» **YOUR TASK**
Copy the listing verbatim, excluding any images found in it.

☆ ☆ ☆ ☆ ☆ ☆ ☆

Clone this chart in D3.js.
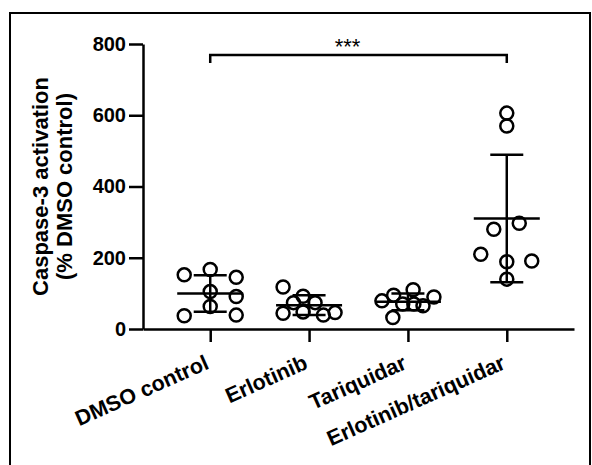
<!DOCTYPE html>
<html>
<head>
<meta charset="utf-8">
<script src="https://cdn.jsdelivr.net/npm/d3@7"></script>
<style>
  body { margin: 0; background: white; }
  svg { display: block; }
</style>
</head>
<body>
<div id="chart"></div>
<script>
// data

var categories = ["DMSO control", "Erlotinib", "Tariquidar", "Erlotinib/tariquidar"];
var dmso       = [167, 152, 145, 105, 91, 63, 37, 39];
var erlotinib  = [118, 92, 74, 74, 44, 48, 39, 46];
var tariquidar = [79, 95, 110, 90, 32, 70, 70, 65];
var combo      = [606, 570, 297, 280, 210, 189, 191, 140];
var yTicks     = [0, 200, 400, 600, 800];
var signif     = "***";

// horizontal scatter of the points inside a column (-1 = left edge, 1 = right edge)
var dmsoJit       = [0, -1, 1, 0, 1, 0, -1, 1];
var erlotinibJit  = [-1, -0.23, -0.6, 0.23, -1, -0.23, 0.55, 1];
var tariquidarJit = [-1, -0.55, 0.2, 1, -0.58, -0.2, 0.23, 0.58];
var comboJit      = [0, 0, 0.48, -0.5, -1, 0, 0.96, 0];

var groups = [
  {name: categories[0], values: dmso, jit: dmsoJit},
  {name: categories[1], values: erlotinib, jit: erlotinibJit},
  {name: categories[2], values: tariquidar, jit: tariquidarJit},
  {name: categories[3], values: combo, jit: comboJit}
];

// parameters
var WIDTH = 592;
var HEIGHT = 465;
var FONT = "'Liberation Sans', Arial, Helvetica, sans-serif";
var LW = 2.5;        // line width of axes and bars
var RADIUS = 6.5;    // circle marker
var MEANHALF = 33;   // half length of the mean line
var CAPHALF = 16.5;  // half length of the SD caps

var svg = d3.select("#chart").append("svg")
  .attr("width", WIDTH)
  .attr("height", HEIGHT);

// outer frame
svg.append("path")
  .attr("d", "M10,470 L10,13 L590,13 L590,470")
  .attr("fill", "none")
  .attr("stroke", "black")
  .attr("stroke-width", 2);

// scales
var x = d3.scalePoint()
  .domain(categories)
  .range([143, 574])
  .padding(0.68);
var y = d3.scaleLinear()
  .domain([0, 800])
  .range([329, 44]);
var jitter = d3.scaleLinear()
  .domain([-1, 1])
  .range([-26, 26]);

// y axis
var yAxis = svg.append("g")
  .attr("transform", "translate(143,0)")
  .call(d3.axisLeft(y).tickValues(yTicks).tickSize(14).tickSizeOuter(0).tickPadding(3));
yAxis.select(".domain").attr("stroke-width", LW);
yAxis.selectAll(".tick line").attr("stroke-width", LW);
yAxis.selectAll("text")
  .attr("font-family", FONT)
  .attr("font-size", "20px")
  .attr("font-weight", "bold")
  .attr("fill", "black");

// x axis
var xAxis = svg.append("g")
  .attr("transform", "translate(0,329)")
  .call(d3.axisBottom(x).tickSize(13).tickSizeOuter(0).tickFormat(""));
xAxis.select(".domain").attr("stroke-width", LW);
xAxis.selectAll(".tick line").attr("stroke-width", LW);

// category labels, rotated
svg.selectAll(".catlabel")
  .data(categories)
  .enter().append("text")
  .attr("class", "catlabel")
  .attr("transform", function(d){ return "translate(" + x(d) + ",368) rotate(-24)"; })
  .attr("text-anchor", "end")
  .attr("font-family", FONT)
  .attr("font-size", "21.5px")
  .attr("font-weight", "bold")
  .text(function(d){ return d; });

// y axis title (two lines)
var title = svg.append("text")
  .attr("transform", "translate(0," + ((y(0) + y(800)) / 2) + ") rotate(-90)")
  .attr("text-anchor", "middle")
  .attr("font-family", FONT)
  .attr("font-size", "22px")
  .attr("font-weight", "bold");
title.append("tspan").attr("x", 0).attr("y", 48).text("Caspase-3 activation");
title.append("tspan").attr("x", 0).attr("y", 72).text("(% DMSO control)");

// points, mean and SD for each group
groups.forEach(function(g){
  var cx = x(g.name);
  var m = d3.mean(g.values);
  var sd = d3.deviation(g.values);
  var grp = svg.append("g");

  grp.selectAll("circle")
    .data(g.values)
    .enter().append("circle")
    .attr("cx", function(d, i){ return cx + jitter(g.jit[i]); })
    .attr("cy", function(d){ return y(d); })
    .attr("r", RADIUS)
    .attr("fill", "none")
    .attr("stroke", "black")
    .attr("stroke-width", LW);

  // error bar
  grp.append("line")
    .attr("x1", cx).attr("x2", cx)
    .attr("y1", y(m + sd)).attr("y2", y(m - sd))
    .attr("stroke", "black").attr("stroke-width", LW);
  [m + sd, m - sd].forEach(function(v){
    grp.append("line")
      .attr("x1", cx - CAPHALF).attr("x2", cx + CAPHALF)
      .attr("y1", y(v)).attr("y2", y(v))
      .attr("stroke", "black").attr("stroke-width", LW);
  });
  // mean
  grp.append("line")
    .attr("x1", cx - MEANHALF).attr("x2", cx + MEANHALF)
    .attr("y1", y(m)).attr("y2", y(m))
    .attr("stroke", "black").attr("stroke-width", LW);
});

// significance bracket
var bx1 = x(categories[0]);
var bx2 = x(categories[3]);
svg.append("path")
  .attr("d", "M" + bx1 + ",63 L" + bx1 + ",55 L" + bx2 + ",55 L" + bx2 + ",63")
  .attr("fill", "none")
  .attr("stroke", "black")
  .attr("stroke-width", LW);
svg.append("text")
  .attr("x", (bx1 + bx2) / 2 - 11)
  .attr("y", 54)
  .attr("text-anchor", "middle")
  .attr("font-family", FONT)
  .attr("font-size", "22px")
  .text(signif);
</script>
</body>
</html>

☆ ☆ ☆ ☆ ☆ ☆ ☆

» **TASK RESPONSE**
Clone this chart in D3.js.
<!DOCTYPE html>
<html>
<head>
<meta charset="utf-8">
<script src="https://cdn.jsdelivr.net/npm/d3@7"></script>
<style>
  body { margin: 0; background: white; }
  svg { display: block; }
</style>
</head>
<body>
<div id="chart"></div>
<script>
// data

var categories = ["DMSO control", "Erlotinib", "Tariquidar", "Erlotinib/tariquidar"];
var dmso       = [167, 152, 145, 105, 91, 63, 37, 39];
var erlotinib  = [118, 92, 74, 74, 44, 48, 39, 46];
var tariquidar = [79, 95, 110, 90, 32, 70, 70, 65];
var combo      = [606, 570, 297, 280, 210, 189, 191, 140];
var yTicks     = [0, 200, 400, 600, 800];
var signif     = "***";

// horizontal scatter of the points inside a column (-1 = left edge, 1 = right edge)
var dmsoJit       = [0, -1, 1, 0, 1, 0, -1, 1];
var erlotinibJit  = [-1, -0.23, -0.6, 0.23, -1, -0.23, 0.55, 1];
var tariquidarJit = [-1, -0.55, 0.2, 1, -0.58, -0.2, 0.23, 0.58];
var comboJit      = [0, 0, 0.48, -0.5, -1, 0, 0.96, 0];

var groups = [
  {name: categories[0], values: dmso, jit: dmsoJit},
  {name: categories[1], values: erlotinib, jit: erlotinibJit},
  {name: categories[2], values: tariquidar, jit: tariquidarJit},
  {name: categories[3], values: combo, jit: comboJit}
];

// parameters
var WIDTH = 592;
var HEIGHT = 465;
var FONT = "'Liberation Sans', Arial, Helvetica, sans-serif";
var LW = 2.5;        // line width of axes and bars
var RADIUS = 6.5;    // circle marker
var MEANHALF = 33;   // half length of the mean line
var CAPHALF = 16.5;  // half length of the SD caps

var svg = d3.select("#chart").append("svg")
  .attr("width", WIDTH)
  .attr("height", HEIGHT);

// outer frame
svg.append("path")
  .attr("d", "M10,470 L10,13 L590,13 L590,470")
  .attr("fill", "none")
  .attr("stroke", "black")
  .attr("stroke-width", 2);

// scales
var x = d3.scalePoint()
  .domain(categories)
  .range([143, 574])
  .padding(0.68);
var y = d3.scaleLinear()
  .domain([0, 800])
  .range([329, 44]);
var jitter = d3.scaleLinear()
  .domain([-1, 1])
  .range([-26, 26]);

// y axis
var yAxis = svg.append("g")
  .attr("transform", "translate(143,0)")
  .call(d3.axisLeft(y).tickValues(yTicks).tickSize(14).tickSizeOuter(0).tickPadding(3));
yAxis.select(".domain").attr("stroke-width", LW);
yAxis.selectAll(".tick line").attr("stroke-width", LW);
yAxis.selectAll("text")
  .attr("font-family", FONT)
  .attr("font-size", "20px")
  .attr("font-weight", "bold")
  .attr("fill", "black");

// x axis
var xAxis = svg.append("g")
  .attr("transform", "translate(0,329)")
  .call(d3.axisBottom(x).tickSize(13).tickSizeOuter(0).tickFormat(""));
xAxis.select(".domain").attr("stroke-width", LW);
xAxis.selectAll(".tick line").attr("stroke-width", LW);

// category labels, rotated
svg.selectAll(".catlabel")
  .data(categories)
  .enter().append("text")
  .attr("class", "catlabel")
  .attr("transform", function(d){ return "translate(" + x(d) + ",368) rotate(-24)"; })
  .attr("text-anchor", "end")
  .attr("font-family", FONT)
  .attr("font-size", "21.5px")
  .attr("font-weight", "bold")
  .text(function(d){ return d; });

// y axis title (two lines)
var title = svg.append("text")
  .attr("transform", "translate(0," + ((y(0) + y(800)) / 2) + ") rotate(-90)")
  .attr("text-anchor", "middle")
  .attr("font-family", FONT)
  .attr("font-size", "22px")
  .attr("font-weight", "bold");
title.append("tspan").attr("x", 0).attr("y", 48).text("Caspase-3 activation");
title.append("tspan").attr("x", 0).attr("y", 72).text("(% DMSO control)");

// points, mean and SD for each group
groups.forEach(function(g){
  var cx = x(g.name);
  var m = d3.mean(g.values);
  var sd = d3.deviation(g.values);
  var grp = svg.append("g");

  grp.selectAll("circle")
    .data(g.values)
    .enter().append("circle")
    .attr("cx", function(d, i){ return cx + jitter(g.jit[i]); })
    .attr("cy", function(d){ return y(d); })
    .attr("r", RADIUS)
    .attr("fill", "none")
    .attr("stroke", "black")
    .attr("stroke-width", LW);

  // error bar
  grp.append("line")
    .attr("x1", cx).attr("x2", cx)
    .attr("y1", y(m + sd)).attr("y2", y(m - sd))
    .attr("stroke", "black").attr("stroke-width", LW);
  [m + sd, m - sd].forEach(function(v){
    grp.append("line")
      .attr("x1", cx - CAPHALF).attr("x2", cx + CAPHALF)
      .attr("y1", y(v)).attr("y2", y(v))
      .attr("stroke", "black").attr("stroke-width", LW);
  });
  // mean
  grp.append("line")
    .attr("x1", cx - MEANHALF).attr("x2", cx + MEANHALF)
    .attr("y1", y(m)).attr("y2", y(m))
    .attr("stroke", "black").attr("stroke-width", LW);
});

// significance bracket
var bx1 = x(categories[0]);
var bx2 = x(categories[3]);
svg.append("path")
  .attr("d", "M" + bx1 + ",63 L" + bx1 + ",55 L" + bx2 + ",55 L" + bx2 + ",63")
  .attr("fill", "none")
  .attr("stroke", "black")
  .attr("stroke-width", LW);
svg.append("text")
  .attr("x", (bx1 + bx2) / 2 - 11)
  .attr("y", 54)
  .attr("text-anchor", "middle")
  .attr("font-family", FONT)
  .attr("font-size", "22px")
  .text(signif);
</script>
</body>
</html>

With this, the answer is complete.